Monday, Oct. 15, 1956

The New Elite

Of the many themes that U.S. educators have sounded since the war, few have commanded quite as much attention as: How can the nation make sure that its brightest high-school students will go on to college? Last year the U.S. got one answer with the formation of the most ambitious, privately supported scholarship program in history. Last week, from its headquarters in Evanston, Ill., the National Merit Scholarship Corp. announced the names of its first winners--the 556 members of the new elite who now bear the title National Merit Scholars.

When the corporation started in 1955 as a result of a study by the Ford Foundation, it had $500,000 from the Carnegie Corporation of New York for operating expenses and $10,000,000 from the foundation to be spent on scholarships over the next ten years. It also had $8,000,000 to match any scholarship set up by a private company within the program and $2,000,000 for administration.
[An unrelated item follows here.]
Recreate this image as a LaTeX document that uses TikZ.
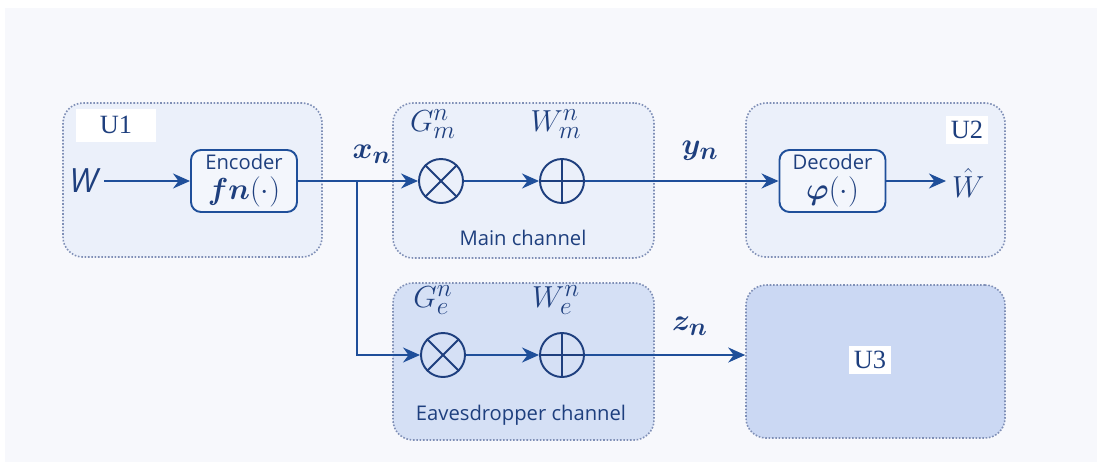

But the total amount would have supported only 167 scholarships a year. N.M.S. President John Marshall Stalnaker, former dean of students at Stanford, started a campaign to get corporations to participate. Eventually he had 23 companies lined up, ranging from Sears, Roebuck, which finances 100 scholarships, to the Bryant Chucking Grinder Co. (machine tools) with one.

To find its first winners, N.M.S. gave a "screening test" to 60,000 high-school seniors, all of whom had to be within the top 5% of their classes. That test reduced the number to 5,200, and college-board exams whittled it down further to 4,800. After that an eight-man board of educators took over. The board studied each applicant's academic record, his school's recommendation and his own extracurricular activities. After a week the board finally picked the winning 556.

Those who needed no financial help got only the honor of being National Merit Scholars. Others got small grants of $100, still others were marked down for as much as $2,100 a year. N.M.S. also gave to the colleges the students picked (the favorites: Harvard, M.I.T., Caltech and Cornell) an amount, up to $750. equal to each college's tuition. But the more important boon to U.S. higher education lies in the young talent it has spotlighted, much of which it might never have seen. Among the 1956 winners:

P: Janette Ross, 17, who spent most of her childhood in an isolated log cabin in the wilds around Anchorage, Alaska. Her father is a fisherman and trapper, and Janette got most of her early schooling through correspondence courses from Baltimore's Calvert School. Now enrolled at Oregon's Lewis and Clark College, she hopes some day to become an author.

P: Stephen Lichtenbaum. 17, who. along with Buffalo's David Krantz. now at Yale, made the highest score on the various N.M.S. tests. The son of a U.S. Treasury civil-service worker in Brooklyn. Stephen graduated top of his class from James Madison High School, won a Westinghouse Science Talent award for a problem involving the theory of numbers. His major at Harvard: mathematics, though he may switch to theoretical physics.

P:Thayer (Ted) Watkins, 18. of Denver. The son of a factory worker and a waitress, Ted worked his way summers as a dishwasher, salad cook, spray painter and apprentice engineer in a local rubber factory. In his spare time he puttered about his school laboratory over such experiments as determining the nitrogen in wheat and recovering the tin from tin cans. Had it not been for his $2,000-a-year scholarship. Ted could have earned a degree only by going to school at night. Now he is studying to be a chemical engineer at M.I.T.

With its first 556 winners safely installed on 160 campuses across the U.S., N.M.S. is planning to test 135,000 high-school seniors this month, and with at least seven more companies giving support, it will raise the number of scholarships to about 700. Says its Vice President Edward C. Smith: "We are locating and establishing a real sacred-cow group."